* Set task *
Answer with one number: how many lines hold the string "matplotlib".

* Material *
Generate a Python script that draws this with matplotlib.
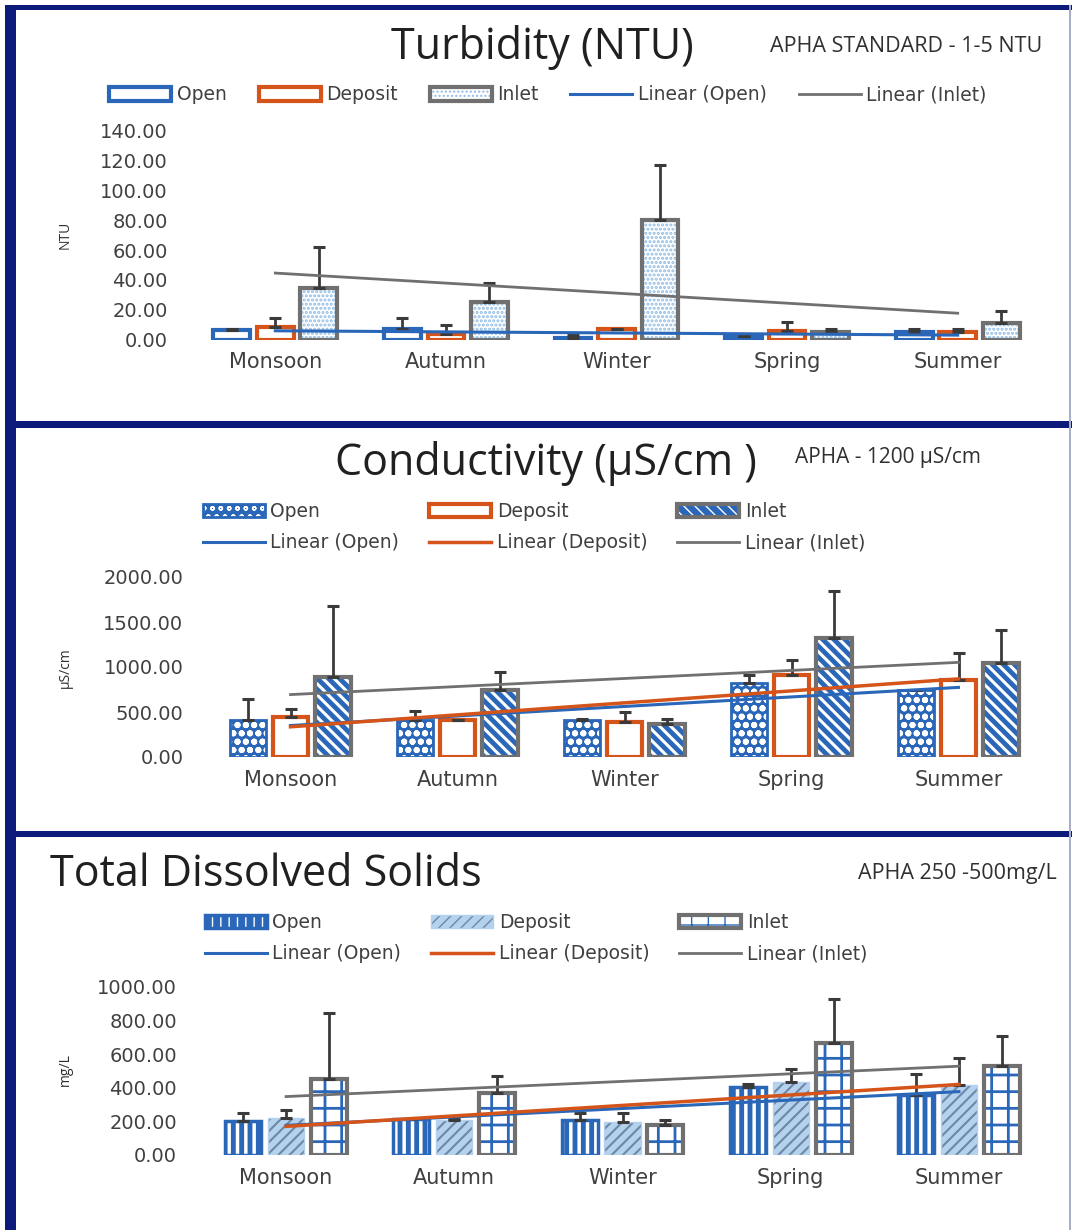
"""
Water quality by season - Turbidity, Conductivity, TDS (Open / Deposit / Inlet).
Three stacked Excel-style bar panels with error bars and linear trend lines.
"""

import matplotlib
matplotlib.use("Agg")
import matplotlib.pyplot as plt
import numpy as np
from matplotlib.lines import Line2D
from matplotlib.patches import Patch, Rectangle

W, H = 1072, 1230

categories = ["Monsoon", "Autumn", "Winter", "Spring", "Summer"]

# Turbidity (NTU): means and +SD
turb_open = [6.7, 7.3, 1.5, 2.5, 5.5]
turb_open_sd = [0.6, 7.3, 1.8, 0.0, 1.8]
turb_deposit = [8.9, 3.8, 7.3, 6.0, 5.0]
turb_deposit_sd = [5.7, 6.2, 0.3, 5.8, 2.3]
turb_inlet = [34.7, 25.0, 80.0, 5.5, 11.0]
turb_inlet_sd = [27.3, 12.8, 36.7, 1.8, 8.3]

# Conductivity (uS/cm)
cond_open = [415, 415, 415, 822, 741]
cond_open_sd = [234, 96, 5, 85, 9]
cond_deposit = [444, 408, 389, 907, 860]
cond_deposit_sd = [94, 7, 111, 175, 296]
cond_inlet = [889, 741, 363, 1326, 1044]
cond_inlet_sd = [785, 203, 56, 518, 363]

# Total dissolved solids (mg/L)
tds_open = [202, 212, 208, 406, 356]
tds_open_sd = [46, 0, 40, 14, 125]
tds_deposit = [218, 208, 198, 436, 416]
tds_deposit_sd = [49, 4, 50, 73, 164]
tds_inlet = [450, 370, 178, 664, 529]
tds_inlet_sd = [396, 99, 30, 267, 180]

BLUE = "#2a67b8"
ORANGE = "#d4541a"
GRAY = "#707070"
LIGHTBLUE = "#8fbce6"
NAVY = "#0c1b7a"
ERR = "#3a3a3a"

TITLE_FONT = "Open Sans"
BODY_FONT = "DejaVu Sans"

BAR_W = 0.215
STEP = 0.255


def fx(px):
    return px / W


def fy(py):
    return 1 - py / H


def axes_rect(x0, x1, ytop, ybot):
    return [fx(x0), fy(ybot), (x1 - x0) / W, (ybot - ytop) / H]


def set_hatch_lw(container, lw):
    for p in container:
        if hasattr(p, "set_hatch_linewidth"):
            p.set_hatch_linewidth(lw)


def draw_series(ax, offset, vals, sd, style):
    x = np.arange(len(vals)) + offset
    if style.get("hatch"):
        fill = ax.bar(x, vals, BAR_W, color=style["face"], edgecolor=style["hatch_col"],
                      linewidth=0, hatch=style["hatch"], zorder=2)
        set_hatch_lw(fill, style.get("hatch_lw", 1.5))
        ax.bar(x, vals, BAR_W, facecolor="none", edgecolor=style["edge"],
               linewidth=style["lw"], zorder=3)
    else:
        ax.bar(x, vals, BAR_W, color=style["face"], edgecolor=style["edge"],
               linewidth=style["lw"], zorder=3)
    ax.errorbar(x, vals, yerr=[np.zeros(len(sd)), sd], fmt="none", ecolor=ERR,
                elinewidth=2, capsize=4.5, capthick=2.2, zorder=4)


def legend_handle(style):
    if style.get("hatch"):
        fill = Patch(facecolor=style["face"], edgecolor=style["hatch_col"],
                     linewidth=0, hatch=style["hatch"])
        edge = Patch(facecolor="none", edgecolor=style["edge"], linewidth=style["lw"])
        return (fill, edge)
    return Patch(facecolor=style["face"], edgecolor=style["edge"], linewidth=style["lw"])


def draw_panel(fig, rect, series, styles, trends, ymax, ystep, ypad):
    ax = fig.add_axes(rect)
    x = np.arange(len(categories))
    for k, (vals, sd) in enumerate(series):
        draw_series(ax, (k - 1) * STEP, vals, sd, styles[k])
    for k, col, lw in trends:
        slope, icpt = np.polyfit(x, series[k][0], 1)
        ax.plot([x[0], x[-1]], [icpt, icpt + slope * x[-1]], color=col, lw=lw, zorder=5)
    ax.set_xlim(-0.5, len(categories) - 0.5)
    ax.set_ylim(0, ymax)
    ax.set_yticks(np.arange(0, ymax + 1, ystep))
    ax.set_yticklabels([f"{v:.2f}" for v in np.arange(0, ymax + 1, ystep)],
                       fontsize=14, family=BODY_FONT, color="#404040")
    ax.set_xticks(x)
    ax.set_xticklabels(categories, fontsize=15, family=BODY_FONT, color="#404040")
    ax.tick_params(axis="y", length=0, pad=ypad)
    ax.tick_params(axis="x", length=0, pad=9)
    for s in ax.spines.values():
        s.set_visible(False)
    ax.patch.set_alpha(0)
    return ax


LEG = dict(frameon=False, prop=dict(family=BODY_FONT, size=13.5), handlelength=3.3,
           handleheight=0.7, handletextpad=0.3, labelcolor="#404040")

fig = plt.figure(figsize=(W / 100, H / 100), dpi=100)

# ---------------- Turbidity ----------------
turb_styles = [
    dict(face="white", edge=BLUE, lw=3),
    dict(face="white", edge=ORANGE, lw=3),
    dict(face="white", hatch="....", hatch_col=LIGHTBLUE, hatch_lw=1.5, edge=GRAY, lw=3),
]
draw_panel(fig, axes_rect(190, 1043, 130, 340),
           [(turb_open, turb_open_sd), (turb_deposit, turb_deposit_sd), (turb_inlet, turb_inlet_sd)],
           turb_styles, [(0, BLUE, 2.2), (2, GRAY, 2.0)], 140, 20, 16)
fig.text(fx(542), fy(47), "Turbidity (NTU)", ha="center", va="center",
         fontsize=31, family=TITLE_FONT, color="#202020")
fig.text(fx(770), fy(46), "APHA STANDARD - 1-5 NTU", ha="left", va="center",
         fontsize=15.5, family=TITLE_FONT, color="#303030")
fig.text(fx(65), fy(235), "NTU", rotation=90, ha="center", va="center",
         fontsize=10, family=TITLE_FONT, color="#303030")
h = [legend_handle(s) for s in turb_styles] + [Line2D([], [], color=BLUE, lw=2.2),
                                                Line2D([], [], color=GRAY, lw=2.0)]
fig.legend(h, ["Open", "Deposit", "Inlet", "Linear (Open)", "Linear (Inlet)"],
           loc="center", bbox_to_anchor=(fx(548), fy(95)), ncol=5,
           columnspacing=1.7, **LEG)

# ---------------- Conductivity ----------------
cond_styles = [
    dict(face=BLUE, hatch="oo", hatch_col="white", hatch_lw=2.0, edge=BLUE, lw=2),
    dict(face="white", edge=ORANGE, lw=3),
    dict(face=BLUE, hatch="\\\\\\", hatch_col="white", hatch_lw=2.2, edge=GRAY, lw=3),
]
draw_panel(fig, axes_rect(207, 1042, 577, 757),
           [(cond_open, cond_open_sd), (cond_deposit, cond_deposit_sd), (cond_inlet, cond_inlet_sd)],
           cond_styles, [(0, BLUE, 2.2), (1, ORANGE, 2.5), (2, GRAY, 2.0)], 2000, 500, 17)
fig.text(fx(546), fy(463), "Conductivity (\u00b5S/cm )", ha="center", va="center",
         fontsize=31, family=TITLE_FONT, color="#202020")
fig.text(fx(795), fy(457), "APHA - 1200 \u00b5S/cm", ha="left", va="center",
         fontsize=15, family=TITLE_FONT, color="#303030")
fig.text(fx(65), fy(668), "\u00b5S/cm", rotation=90, ha="center", va="center",
         fontsize=10, family=TITLE_FONT, color="#303030")
h = [legend_handle(cond_styles[0]), Line2D([], [], color=BLUE, lw=2.2),
     legend_handle(cond_styles[1]), Line2D([], [], color=ORANGE, lw=2.5),
     legend_handle(cond_styles[2]), Line2D([], [], color=GRAY, lw=2.0)]
fig.legend(h, ["Open", "Linear (Open)", "Deposit", "Linear (Deposit)", "Inlet", "Linear (Inlet)"],
           loc="center", bbox_to_anchor=(fx(534), fy(527)), ncol=3,
           columnspacing=1.6, labelspacing=0.65, **LEG)

# ---------------- Total Dissolved Solids ----------------
tds_styles = [
    dict(face=BLUE, hatch="||", hatch_col="white", hatch_lw=2.5, edge=BLUE, lw=2.5),
    dict(face="#b4d1ee", hatch="///", hatch_col="#6d87a5", hatch_lw=1.5, edge="#b4d1ee", lw=1),
    dict(face="white", hatch="+", hatch_col=BLUE, hatch_lw=2.0, edge=GRAY, lw=3),
]
draw_panel(fig, axes_rect(202, 1043, 987, 1155),
           [(tds_open, tds_open_sd), (tds_deposit, tds_deposit_sd), (tds_inlet, tds_inlet_sd)],
           tds_styles, [(0, BLUE, 2.2), (1, ORANGE, 2.5), (2, GRAY, 2.0)], 1000, 200, 18)
fig.text(fx(50), fy(875), "Total Dissolved Solids", ha="left", va="center",
         fontsize=31, family=TITLE_FONT, color="#202020")
fig.text(fx(858), fy(873), "APHA 250 -500mg/L", ha="left", va="center",
         fontsize=15.5, family=TITLE_FONT, color="#303030")
fig.text(fx(65), fy(1070), "mg/L", rotation=90, ha="center", va="center",
         fontsize=10, family=TITLE_FONT, color="#303030")
h = [legend_handle(tds_styles[0]), Line2D([], [], color=BLUE, lw=2.2),
     legend_handle(tds_styles[1]), Line2D([], [], color=ORANGE, lw=2.5),
     legend_handle(tds_styles[2]), Line2D([], [], color=GRAY, lw=2.0)]
fig.legend(h, ["Open", "Linear (Open)", "Deposit", "Linear (Deposit)", "Inlet", "Linear (Inlet)"],
           loc="center", bbox_to_anchor=(fx(536), fy(938)), ncol=3,
           columnspacing=1.6, labelspacing=0.65, **LEG)

# ---------------- panel frames ----------------
def band(x0, x1, y0, y1, color):
    fig.add_artist(Rectangle((fx(x0), fy(y1)), (x1 - x0) / W, (y1 - y0) / H,
                             transform=fig.transFigure, facecolor=color, edgecolor="none"))

band(5, W, 5, 10, NAVY)
band(5, 16, 5, H, NAVY)
band(5, W, 421, 428, NAVY)
band(5, W, 831, 837, NAVY)
band(1069, 1071, 5, H, "#a8aec8")

fig.savefig("out.png", dpi=100)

* Finished answer *
6